The Alameda County Sheriff's Office hired Williams on Sept. 7, 2021 through its academy graduates recruitment program, according to Kelly, who said it's not uncommon for a prospective officer to fail to complete a probationary period at one department but get another opportunity with elsewhere – especially in the current law enforcement hiring climate.
Williams was a sworn deputy-sheriff assigned to courthouse and jail duties, not patrolling the streets, according to Kelly.
Dublin police continue their investigation, with the Alameda County District Attorney's Office also involved given that a sheriff's deputy is the suspect. Prosecutors have 48 hours to formally charge a defendant after they are booked into jail or they can't be held anymore.

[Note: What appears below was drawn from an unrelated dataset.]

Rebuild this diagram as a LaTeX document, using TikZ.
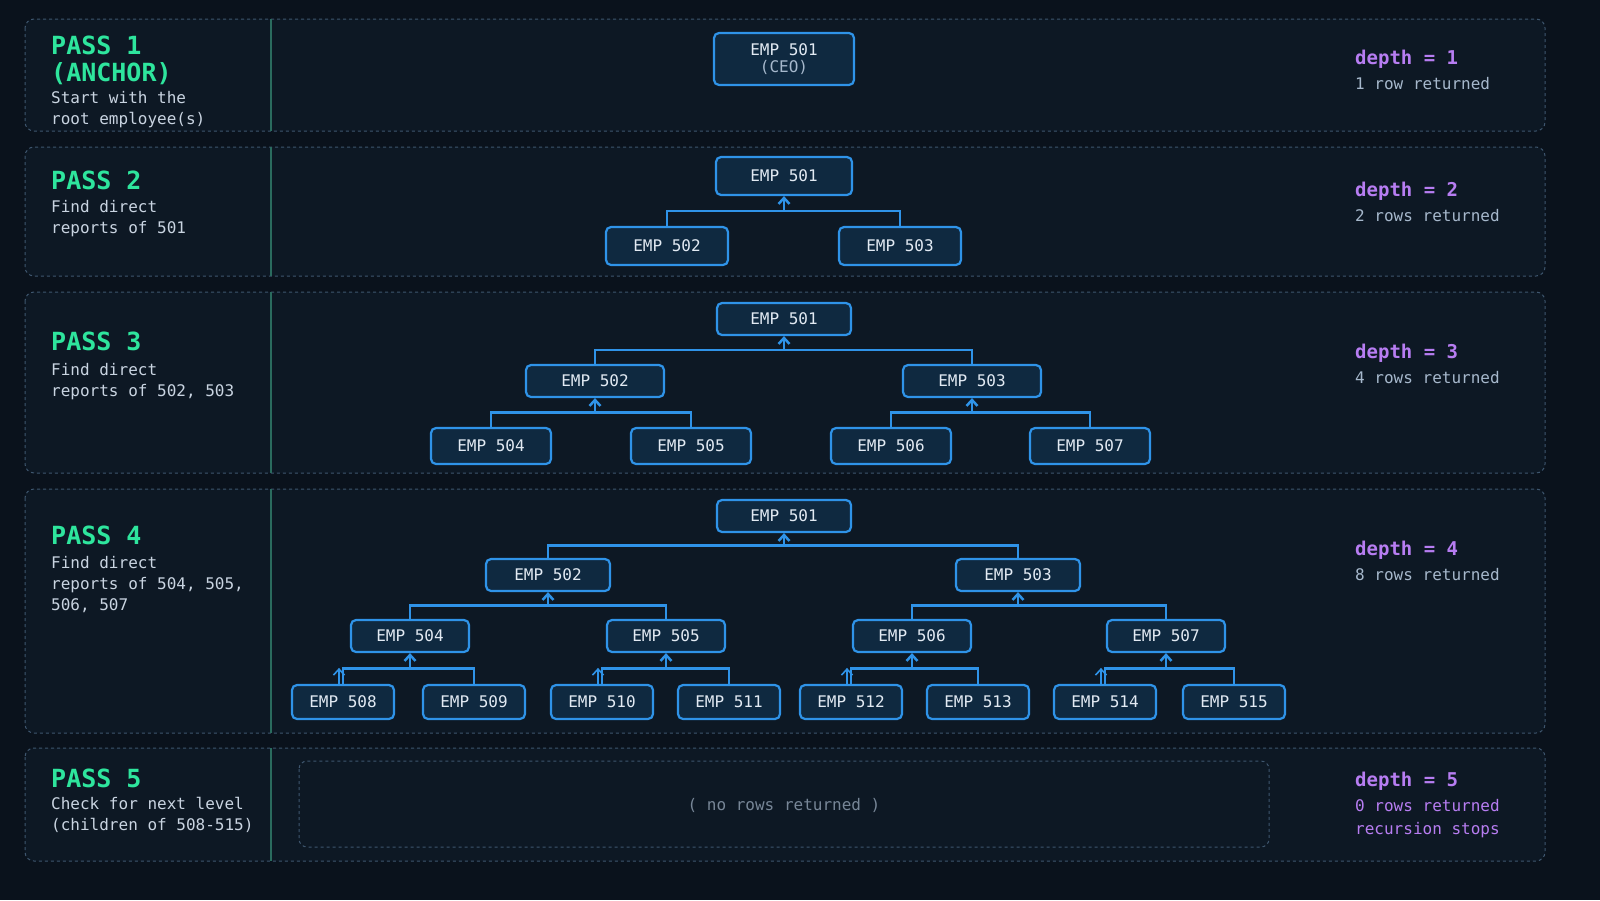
\documentclass[tikz,border=0pt]{standalone}
\usepackage{fontspec}
\setmainfont{DejaVu Sans Mono}
\usetikzlibrary{arrows.meta,positioning,calc}
\definecolor{bgdark}{HTML}{0A121C}
\definecolor{panelbg}{HTML}{0D1824}
\definecolor{passgreen}{HTML}{2EE59D}
\definecolor{empblue}{HTML}{2F93E8}
\definecolor{empfill}{HTML}{0F2940}
\definecolor{empt}{HTML}{E2EAF3}
\definecolor{desct}{HTML}{C9D4E1}
\definecolor{depthp}{HTML}{B77DF2}
\definecolor{subt}{HTML}{A6B8CC}
\definecolor{dashc}{HTML}{3E566E}
\definecolor{divc}{HTML}{2A6B5E}

% parent, left child, right child
\newcommand\kids[3]{%
  \coordinate (m) at ($(#1.south)!.5!(#2.north)$);
  \draw[link] (#2.north) |- (m -| #3.north) -- (#3.north);
  \draw[link,->] (m -| #1.south) -- (#1.south);}

\begin{document}
\begin{tikzpicture}
[x=1pt,y=-1pt,font=\fontsize{16}{19}\selectfont,
panel/.style={draw=dashc,dashed,line width=1pt,rounded corners=9pt,fill=panelbg},
emp/.style={draw=empblue,line width=2.2pt,rounded corners=5pt,fill=empfill,text=empt,inner sep=0pt,align=center},
link/.style={empblue,line width=2.5pt,>={Straight Barb[length=6pt,width=11pt]}},
title/.style={anchor=north west,text=passgreen,font=\fontsize{25}{27}\selectfont\bfseries,inner sep=0pt,align=left},
desc/.style={anchor=north west,text=desct,inner sep=0pt,align=left,font=\fontsize{16}{21}\selectfont},
depth/.style={anchor=west,text=depthp,font=\fontsize{19}{20}\selectfont\bfseries,inner sep=0pt},
sub/.style={anchor=west,text=subt,inner sep=0pt,align=left,font=\fontsize{16}{24}\selectfont}]
%%%%%%%%%%
\fill[bgdark] (0,0) rectangle (1600,900);
\useasboundingbox (0,0) rectangle (1600,900);

% panels
\foreach \top/\bot in {19/131,147/276,292/473,489/733,748/861} {
  \draw[panel] (25,\top) rectangle (1545,\bot);
  \draw[divc,line width=1.4pt] (271,\top) -- (271,\bot);
}

% left texts
\node[title] (t1) at (51,36) {PASS 1\\(ANCHOR)};
\node[desc,below=6pt of t1.south west,anchor=north west] (d1) {Start with the\\root employee(s)};
\node[title] (t2) at (51,171) {PASS 2};
\node[desc] (d2) at (51,200) {Find direct\\reports of 501};
\node[title] (t3) at (51,332) {PASS 3};
\node[desc] (d3) at (51,363) {Find direct\\reports of 502, 503};
\node[title] (t4) at (51,526) {PASS 4};
\node[desc] (d4) at (51,556) {Find direct\\reports of 504, 505,\\506, 507};
\node[title] (t5) at (51,769) {PASS 5};
\node[desc] (d5) at (51,797) {Check for next level\\(children of 508-515)};

% right texts
\foreach \n/\y/\rows in {1/59/1 row,2/191/2 rows,3/353/4 rows,4/550/8 rows} {
  \node[depth] (dp\n) at (1355,\y) {depth = \n};
  \node[sub] (rw\n) at (1355,\y+25) {\rows\ returned};
}
\node[depth] (dp5) at (1355,781) {depth = 5};
\node[sub,text=depthp] (rw5) at (1355,806) {0 rows returned};
\node[sub,text=depthp] (rs5) at (1355,830) {recursion stops};

% pass 1
\node[emp,minimum width=140,minimum height=52] (a501) at (784,59) {EMP 501\\[-2pt]{\color{subt}(CEO)}};

% pass 2
\node[emp,minimum width=136,minimum height=38] (b501) at (784,176) {EMP 501};
\node[emp,minimum width=122,minimum height=38] (b502) at (667,246) {EMP 502};
\node[emp,minimum width=122,minimum height=38] (b503) at (900,246) {EMP 503};
\kids{b501}{b502}{b503}

% pass 3
\node[emp,minimum width=134,minimum height=32] (c501) at (784,319) {EMP 501};
\foreach \e/\x in {502/595,503/972}
  \node[emp,minimum width=138,minimum height=32] (c\e) at (\x,381) {EMP \e};
\foreach \e/\x in {504/491,505/691,506/891,507/1090}
  \node[emp,minimum width=120,minimum height=36] (c\e) at (\x,446) {EMP \e};
\kids{c501}{c502}{c503}
\kids{c502}{c504}{c505}
\kids{c503}{c506}{c507}

% pass 4
\node[emp,minimum width=134,minimum height=32] (e501) at (784,516) {EMP 501};
\foreach \e/\x in {502/548,503/1018}
  \node[emp,minimum width=124,minimum height=32] (e\e) at (\x,575) {EMP \e};
\foreach \e/\x in {504/410,505/666,506/912,507/1166}
  \node[emp,minimum width=118,minimum height=32] (e\e) at (\x,636) {EMP \e};
\foreach \e/\x in {508/343,509/474,510/602,511/729,512/851,513/978,514/1105,515/1234}
  \node[emp,minimum width=102,minimum height=34] (e\e) at (\x,702) {EMP \e};
\kids{e501}{e502}{e503}
\kids{e502}{e504}{e505}
\kids{e503}{e506}{e507}
\kids{e504}{e508}{e509}
\kids{e505}{e510}{e511}
\kids{e506}{e512}{e513}
\kids{e507}{e514}{e515}
\foreach \e in {508,510,512,514}
  \draw[link,->,line width=1.6pt] ([xshift=-4pt]e\e.north) -- ++(0,-16);

% pass 5
\draw[dashc,dashed,line width=1pt,rounded corners=8pt] (299,761) rectangle (1269,847);
\node[text=subt!70!bgdark] (none) at (784,805) {( no rows returned )};
\end{tikzpicture}
\end{document}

Wednesday's slayings are the first homicide (non-vehicular) in Dublin since rapper Lil Yase was killed on Nov. 28, 2020 after an overnight shooting. That case remains active with no suspects charged in court to date.
The last time an Alameda County sheriff's deputy faced homicide charges appears to have been the infamous Eric Wright case, which made national headlines and became fodder for true crime shows and articles.
Wright, a lieutenant and rising star in the department, vanished in the early 1980s and lived under a false name for years afterward before he was ultimately arrested in Mexico in 2002 for the 1980 death of gold dealer Lester Marks. Wright would later plead guilty to manslaughter.